TASK INSTRUCTIONS:
Leave out the pictures and retype only the lines from the opening line to the line that holds "80, 90, 100];", both ends included.

DATA EXCERPT:
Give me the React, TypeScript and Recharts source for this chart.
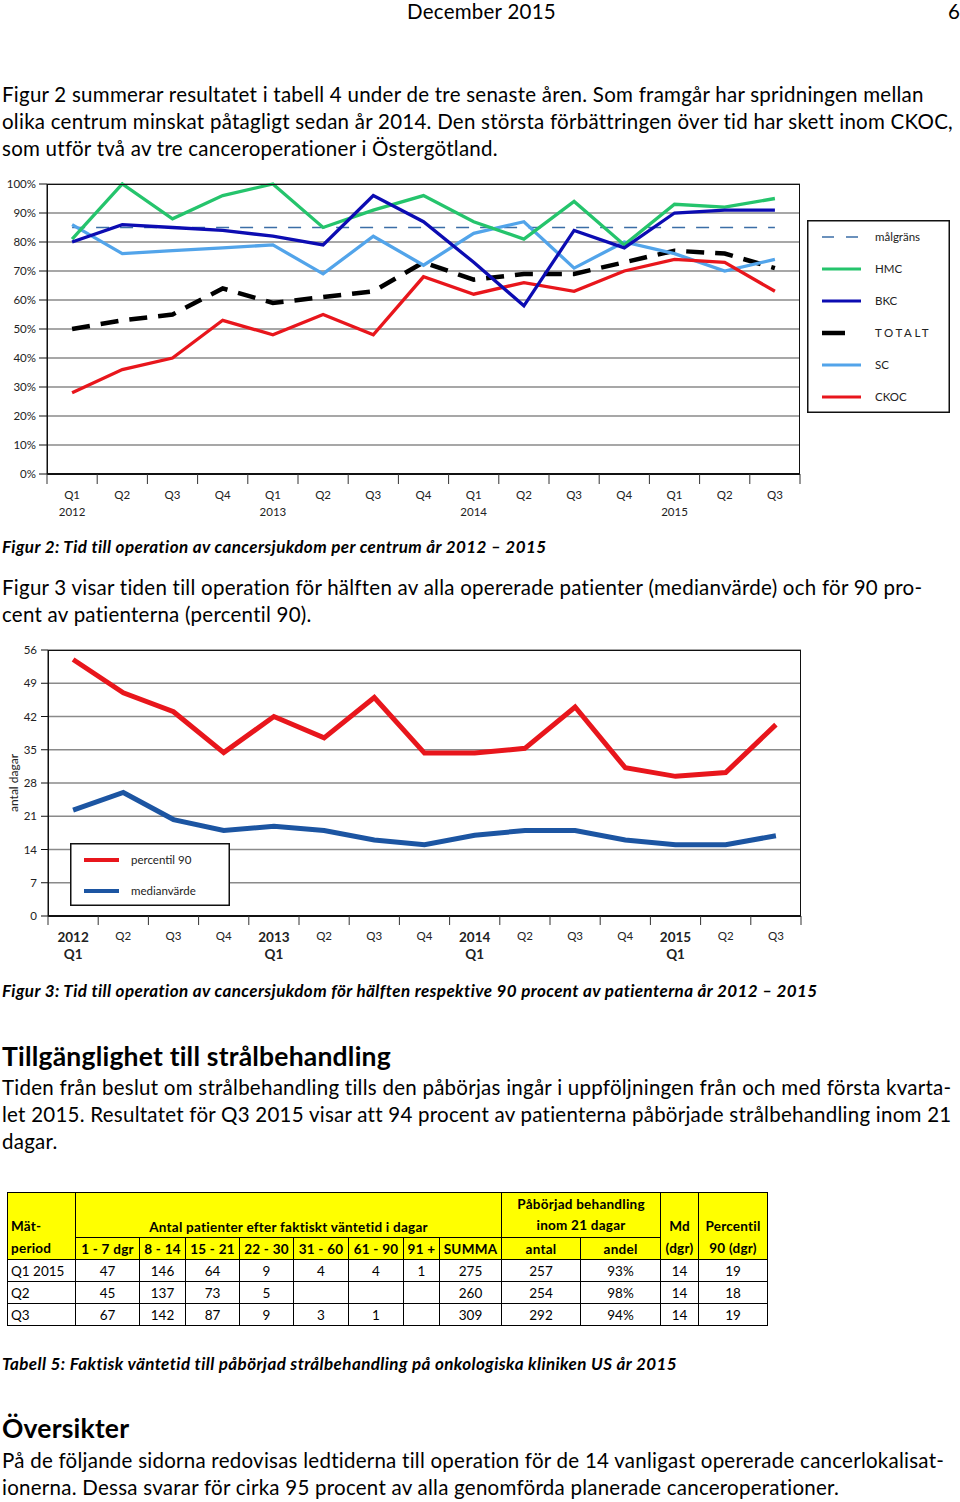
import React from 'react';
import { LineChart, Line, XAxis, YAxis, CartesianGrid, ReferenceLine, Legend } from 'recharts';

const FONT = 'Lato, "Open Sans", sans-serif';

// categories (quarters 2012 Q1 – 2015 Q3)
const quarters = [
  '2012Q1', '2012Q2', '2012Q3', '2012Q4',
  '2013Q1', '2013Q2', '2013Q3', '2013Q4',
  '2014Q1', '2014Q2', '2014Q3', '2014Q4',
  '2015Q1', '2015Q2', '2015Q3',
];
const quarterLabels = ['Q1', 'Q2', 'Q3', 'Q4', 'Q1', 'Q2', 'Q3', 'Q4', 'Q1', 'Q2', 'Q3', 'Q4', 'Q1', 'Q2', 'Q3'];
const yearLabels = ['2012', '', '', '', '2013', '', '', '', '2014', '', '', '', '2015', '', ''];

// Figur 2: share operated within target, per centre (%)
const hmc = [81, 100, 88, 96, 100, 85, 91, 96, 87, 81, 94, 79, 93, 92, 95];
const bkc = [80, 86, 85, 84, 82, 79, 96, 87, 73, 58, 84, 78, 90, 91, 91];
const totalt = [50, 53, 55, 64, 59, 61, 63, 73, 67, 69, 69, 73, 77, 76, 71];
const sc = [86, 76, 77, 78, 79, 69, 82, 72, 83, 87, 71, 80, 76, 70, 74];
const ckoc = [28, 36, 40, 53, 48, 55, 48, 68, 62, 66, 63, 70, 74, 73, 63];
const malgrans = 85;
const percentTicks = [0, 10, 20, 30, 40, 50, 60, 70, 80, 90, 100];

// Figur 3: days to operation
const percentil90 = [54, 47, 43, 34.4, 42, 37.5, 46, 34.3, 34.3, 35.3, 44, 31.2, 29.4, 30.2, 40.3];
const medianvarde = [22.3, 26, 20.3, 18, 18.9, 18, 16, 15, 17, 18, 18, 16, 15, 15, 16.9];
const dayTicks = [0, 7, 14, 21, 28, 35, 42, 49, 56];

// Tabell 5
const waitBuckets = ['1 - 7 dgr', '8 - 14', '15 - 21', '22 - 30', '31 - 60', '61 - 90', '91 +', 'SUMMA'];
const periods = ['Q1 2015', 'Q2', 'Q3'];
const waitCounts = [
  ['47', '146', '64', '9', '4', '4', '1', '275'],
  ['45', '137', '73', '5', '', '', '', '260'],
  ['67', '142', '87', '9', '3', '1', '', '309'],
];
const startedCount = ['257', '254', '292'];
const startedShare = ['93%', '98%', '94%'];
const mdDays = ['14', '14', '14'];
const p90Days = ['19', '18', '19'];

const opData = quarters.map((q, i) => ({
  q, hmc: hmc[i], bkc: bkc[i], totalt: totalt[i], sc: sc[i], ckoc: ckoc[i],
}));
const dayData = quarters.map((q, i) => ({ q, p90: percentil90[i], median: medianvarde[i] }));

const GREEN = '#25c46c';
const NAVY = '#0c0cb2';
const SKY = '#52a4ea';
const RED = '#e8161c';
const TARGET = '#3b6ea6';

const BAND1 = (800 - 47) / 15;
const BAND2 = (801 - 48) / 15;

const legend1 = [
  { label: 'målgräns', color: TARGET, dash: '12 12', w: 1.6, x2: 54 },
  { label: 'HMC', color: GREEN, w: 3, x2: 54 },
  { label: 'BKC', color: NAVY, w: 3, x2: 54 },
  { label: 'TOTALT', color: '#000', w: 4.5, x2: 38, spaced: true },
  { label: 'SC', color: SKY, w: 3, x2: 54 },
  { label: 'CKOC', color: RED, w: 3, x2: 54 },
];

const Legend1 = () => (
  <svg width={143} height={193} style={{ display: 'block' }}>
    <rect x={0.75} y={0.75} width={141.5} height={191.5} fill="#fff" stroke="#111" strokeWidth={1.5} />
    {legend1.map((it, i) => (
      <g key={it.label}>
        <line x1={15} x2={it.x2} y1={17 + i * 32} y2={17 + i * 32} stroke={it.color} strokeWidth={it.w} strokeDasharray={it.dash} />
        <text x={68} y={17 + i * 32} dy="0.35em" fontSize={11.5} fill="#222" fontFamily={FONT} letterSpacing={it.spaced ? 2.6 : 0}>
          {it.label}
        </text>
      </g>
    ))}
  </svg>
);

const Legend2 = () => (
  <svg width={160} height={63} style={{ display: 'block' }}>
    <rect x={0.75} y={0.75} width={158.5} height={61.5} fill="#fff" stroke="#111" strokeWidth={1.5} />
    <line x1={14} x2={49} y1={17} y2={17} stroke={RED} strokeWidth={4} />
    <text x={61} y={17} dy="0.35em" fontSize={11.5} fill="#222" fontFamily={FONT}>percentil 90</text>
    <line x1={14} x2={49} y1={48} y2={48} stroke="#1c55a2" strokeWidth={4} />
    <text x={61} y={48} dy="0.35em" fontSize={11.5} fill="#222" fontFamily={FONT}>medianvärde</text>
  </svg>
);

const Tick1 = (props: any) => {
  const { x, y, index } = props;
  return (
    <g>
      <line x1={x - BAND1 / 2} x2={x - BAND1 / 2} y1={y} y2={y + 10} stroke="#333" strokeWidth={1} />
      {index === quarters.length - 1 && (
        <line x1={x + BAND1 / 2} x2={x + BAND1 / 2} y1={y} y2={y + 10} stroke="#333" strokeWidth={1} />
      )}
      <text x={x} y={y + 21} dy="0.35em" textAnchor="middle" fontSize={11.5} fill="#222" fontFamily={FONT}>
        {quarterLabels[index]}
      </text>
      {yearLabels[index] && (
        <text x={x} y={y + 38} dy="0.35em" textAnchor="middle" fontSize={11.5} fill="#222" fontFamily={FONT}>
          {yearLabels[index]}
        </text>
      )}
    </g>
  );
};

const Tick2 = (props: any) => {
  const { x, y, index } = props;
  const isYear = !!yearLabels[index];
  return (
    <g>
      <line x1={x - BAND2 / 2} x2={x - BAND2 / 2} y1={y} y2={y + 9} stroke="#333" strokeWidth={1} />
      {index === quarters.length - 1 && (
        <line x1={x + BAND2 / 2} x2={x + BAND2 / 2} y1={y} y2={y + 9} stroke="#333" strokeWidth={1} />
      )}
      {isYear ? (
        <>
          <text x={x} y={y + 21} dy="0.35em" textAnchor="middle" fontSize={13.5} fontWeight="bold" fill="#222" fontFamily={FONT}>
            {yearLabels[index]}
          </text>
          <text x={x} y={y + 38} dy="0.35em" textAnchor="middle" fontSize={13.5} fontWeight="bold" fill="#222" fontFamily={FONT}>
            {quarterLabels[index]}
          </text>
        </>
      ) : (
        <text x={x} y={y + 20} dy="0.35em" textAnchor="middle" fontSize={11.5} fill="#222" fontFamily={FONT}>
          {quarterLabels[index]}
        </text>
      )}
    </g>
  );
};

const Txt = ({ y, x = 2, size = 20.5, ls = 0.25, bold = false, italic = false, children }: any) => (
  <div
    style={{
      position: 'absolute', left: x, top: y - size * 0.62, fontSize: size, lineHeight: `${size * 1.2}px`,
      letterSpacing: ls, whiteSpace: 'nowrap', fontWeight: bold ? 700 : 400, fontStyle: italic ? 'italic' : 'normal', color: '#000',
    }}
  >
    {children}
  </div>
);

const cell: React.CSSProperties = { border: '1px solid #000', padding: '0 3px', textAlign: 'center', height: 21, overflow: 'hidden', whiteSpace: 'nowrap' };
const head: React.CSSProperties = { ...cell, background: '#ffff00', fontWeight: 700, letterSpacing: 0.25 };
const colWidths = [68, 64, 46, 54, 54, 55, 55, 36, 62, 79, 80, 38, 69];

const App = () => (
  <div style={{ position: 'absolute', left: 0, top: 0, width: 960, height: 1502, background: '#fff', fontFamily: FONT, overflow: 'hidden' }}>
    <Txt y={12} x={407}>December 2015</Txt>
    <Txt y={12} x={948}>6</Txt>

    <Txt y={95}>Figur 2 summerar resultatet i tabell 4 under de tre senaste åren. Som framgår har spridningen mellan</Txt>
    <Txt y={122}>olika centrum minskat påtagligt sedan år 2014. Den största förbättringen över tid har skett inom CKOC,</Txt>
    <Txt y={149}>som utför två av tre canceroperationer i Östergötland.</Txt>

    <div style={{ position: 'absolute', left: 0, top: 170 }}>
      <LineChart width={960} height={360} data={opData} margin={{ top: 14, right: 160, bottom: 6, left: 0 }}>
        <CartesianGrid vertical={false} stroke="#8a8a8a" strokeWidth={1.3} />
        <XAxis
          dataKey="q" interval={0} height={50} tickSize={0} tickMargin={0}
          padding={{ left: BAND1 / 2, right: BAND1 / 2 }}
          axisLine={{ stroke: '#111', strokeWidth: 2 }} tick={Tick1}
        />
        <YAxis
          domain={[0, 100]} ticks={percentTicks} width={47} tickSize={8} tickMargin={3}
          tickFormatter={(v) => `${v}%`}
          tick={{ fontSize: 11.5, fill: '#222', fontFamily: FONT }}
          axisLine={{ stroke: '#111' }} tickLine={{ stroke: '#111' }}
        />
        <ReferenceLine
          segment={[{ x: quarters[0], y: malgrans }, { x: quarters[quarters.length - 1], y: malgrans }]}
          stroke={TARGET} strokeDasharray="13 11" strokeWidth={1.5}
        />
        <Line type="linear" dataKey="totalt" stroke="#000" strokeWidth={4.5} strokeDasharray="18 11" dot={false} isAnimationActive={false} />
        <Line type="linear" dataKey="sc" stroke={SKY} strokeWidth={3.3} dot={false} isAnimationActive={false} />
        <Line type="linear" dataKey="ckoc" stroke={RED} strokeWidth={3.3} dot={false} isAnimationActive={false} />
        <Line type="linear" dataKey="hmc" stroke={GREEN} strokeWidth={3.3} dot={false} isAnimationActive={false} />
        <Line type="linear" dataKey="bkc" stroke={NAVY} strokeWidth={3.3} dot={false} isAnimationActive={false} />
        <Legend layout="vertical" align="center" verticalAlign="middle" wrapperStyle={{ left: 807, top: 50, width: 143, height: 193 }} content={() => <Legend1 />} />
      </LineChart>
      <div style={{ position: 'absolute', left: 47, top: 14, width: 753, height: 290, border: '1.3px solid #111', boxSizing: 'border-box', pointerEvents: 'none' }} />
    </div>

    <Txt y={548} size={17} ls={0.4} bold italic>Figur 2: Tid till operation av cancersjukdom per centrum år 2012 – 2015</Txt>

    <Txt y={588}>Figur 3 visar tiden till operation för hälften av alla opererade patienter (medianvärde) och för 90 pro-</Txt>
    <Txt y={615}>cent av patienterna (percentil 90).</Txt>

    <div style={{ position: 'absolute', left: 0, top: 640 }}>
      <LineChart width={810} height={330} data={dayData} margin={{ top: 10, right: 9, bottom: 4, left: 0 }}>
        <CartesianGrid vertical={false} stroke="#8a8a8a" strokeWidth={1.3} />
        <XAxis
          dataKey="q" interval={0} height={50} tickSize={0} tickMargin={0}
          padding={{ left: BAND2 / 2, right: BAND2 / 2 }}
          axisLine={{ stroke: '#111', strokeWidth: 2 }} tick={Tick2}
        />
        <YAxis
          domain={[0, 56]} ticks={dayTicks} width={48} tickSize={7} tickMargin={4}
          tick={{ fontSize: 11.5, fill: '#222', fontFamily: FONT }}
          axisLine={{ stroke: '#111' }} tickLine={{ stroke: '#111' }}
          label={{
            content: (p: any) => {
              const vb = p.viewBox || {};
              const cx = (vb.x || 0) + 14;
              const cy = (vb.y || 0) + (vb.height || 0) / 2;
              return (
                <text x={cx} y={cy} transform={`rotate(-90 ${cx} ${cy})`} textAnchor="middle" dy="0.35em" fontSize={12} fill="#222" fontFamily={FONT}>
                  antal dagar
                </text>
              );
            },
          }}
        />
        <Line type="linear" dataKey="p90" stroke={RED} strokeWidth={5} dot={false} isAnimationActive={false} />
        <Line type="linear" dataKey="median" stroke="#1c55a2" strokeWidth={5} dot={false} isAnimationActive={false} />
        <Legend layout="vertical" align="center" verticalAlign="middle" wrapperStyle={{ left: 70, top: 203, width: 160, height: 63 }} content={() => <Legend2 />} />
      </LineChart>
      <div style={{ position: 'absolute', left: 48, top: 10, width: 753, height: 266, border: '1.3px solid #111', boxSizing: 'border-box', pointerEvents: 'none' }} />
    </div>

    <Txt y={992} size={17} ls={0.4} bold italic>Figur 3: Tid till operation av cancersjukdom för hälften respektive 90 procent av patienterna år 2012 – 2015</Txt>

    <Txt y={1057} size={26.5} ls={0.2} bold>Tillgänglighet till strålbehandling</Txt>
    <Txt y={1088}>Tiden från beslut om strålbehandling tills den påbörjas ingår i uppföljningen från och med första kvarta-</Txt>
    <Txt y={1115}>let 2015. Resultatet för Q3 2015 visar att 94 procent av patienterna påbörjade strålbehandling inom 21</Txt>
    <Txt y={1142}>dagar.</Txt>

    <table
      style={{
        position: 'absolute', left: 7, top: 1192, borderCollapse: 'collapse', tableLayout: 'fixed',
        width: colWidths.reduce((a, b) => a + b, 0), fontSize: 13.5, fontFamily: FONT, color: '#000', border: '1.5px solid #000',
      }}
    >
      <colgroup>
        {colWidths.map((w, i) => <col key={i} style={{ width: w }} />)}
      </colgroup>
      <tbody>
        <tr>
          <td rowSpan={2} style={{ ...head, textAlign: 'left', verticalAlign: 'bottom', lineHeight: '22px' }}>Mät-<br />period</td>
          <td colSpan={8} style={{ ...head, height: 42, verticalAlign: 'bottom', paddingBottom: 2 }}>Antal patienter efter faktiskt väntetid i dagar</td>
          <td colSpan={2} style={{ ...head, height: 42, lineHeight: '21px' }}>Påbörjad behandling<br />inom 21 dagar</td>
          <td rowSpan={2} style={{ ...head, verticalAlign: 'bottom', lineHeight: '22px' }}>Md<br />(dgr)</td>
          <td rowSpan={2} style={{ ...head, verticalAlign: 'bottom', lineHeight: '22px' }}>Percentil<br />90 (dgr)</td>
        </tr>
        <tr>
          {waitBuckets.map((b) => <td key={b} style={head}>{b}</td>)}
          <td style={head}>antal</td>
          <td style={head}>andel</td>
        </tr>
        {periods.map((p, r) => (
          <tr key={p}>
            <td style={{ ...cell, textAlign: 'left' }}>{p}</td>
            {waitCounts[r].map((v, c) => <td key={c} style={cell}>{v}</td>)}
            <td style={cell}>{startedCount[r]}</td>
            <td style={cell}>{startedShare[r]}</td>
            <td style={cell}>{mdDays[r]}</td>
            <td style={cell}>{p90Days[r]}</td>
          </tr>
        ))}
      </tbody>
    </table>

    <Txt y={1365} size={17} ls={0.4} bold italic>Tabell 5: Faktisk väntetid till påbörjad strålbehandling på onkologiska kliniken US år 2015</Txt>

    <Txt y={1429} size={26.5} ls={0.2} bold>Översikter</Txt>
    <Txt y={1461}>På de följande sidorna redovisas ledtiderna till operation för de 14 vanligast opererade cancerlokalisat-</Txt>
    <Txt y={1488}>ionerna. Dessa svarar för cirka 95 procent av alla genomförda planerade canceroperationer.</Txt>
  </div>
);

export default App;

WRITTEN ANSWER:
Give me the React, TypeScript and Recharts source for this chart.
import React from 'react';
import { LineChart, Line, XAxis, YAxis, CartesianGrid, ReferenceLine, Legend } from 'recharts';

const FONT = 'Lato, "Open Sans", sans-serif';

// categories (quarters 2012 Q1 – 2015 Q3)
const quarters = [
  '2012Q1', '2012Q2', '2012Q3', '2012Q4',
  '2013Q1', '2013Q2', '2013Q3', '2013Q4',
  '2014Q1', '2014Q2', '2014Q3', '2014Q4',
  '2015Q1', '2015Q2', '2015Q3',
];
const quarterLabels = ['Q1', 'Q2', 'Q3', 'Q4', 'Q1', 'Q2', 'Q3', 'Q4', 'Q1', 'Q2', 'Q3', 'Q4', 'Q1', 'Q2', 'Q3'];
const yearLabels = ['2012', '', '', '', '2013', '', '', '', '2014', '', '', '', '2015', '', ''];

// Figur 2: share operated within target, per centre (%)
const hmc = [81, 100, 88, 96, 100, 85, 91, 96, 87, 81, 94, 79, 93, 92, 95];
const bkc = [80, 86, 85, 84, 82, 79, 96, 87, 73, 58, 84, 78, 90, 91, 91];
const totalt = [50, 53, 55, 64, 59, 61, 63, 73, 67, 69, 69, 73, 77, 76, 71];
const sc = [86, 76, 77, 78, 79, 69, 82, 72, 83, 87, 71, 80, 76, 70, 74];
const ckoc = [28, 36, 40, 53, 48, 55, 48, 68, 62, 66, 63, 70, 74, 73, 63];
const malgrans = 85;
const percentTicks = [0, 10, 20, 30, 40, 50, 60, 70, 80, 90, 100];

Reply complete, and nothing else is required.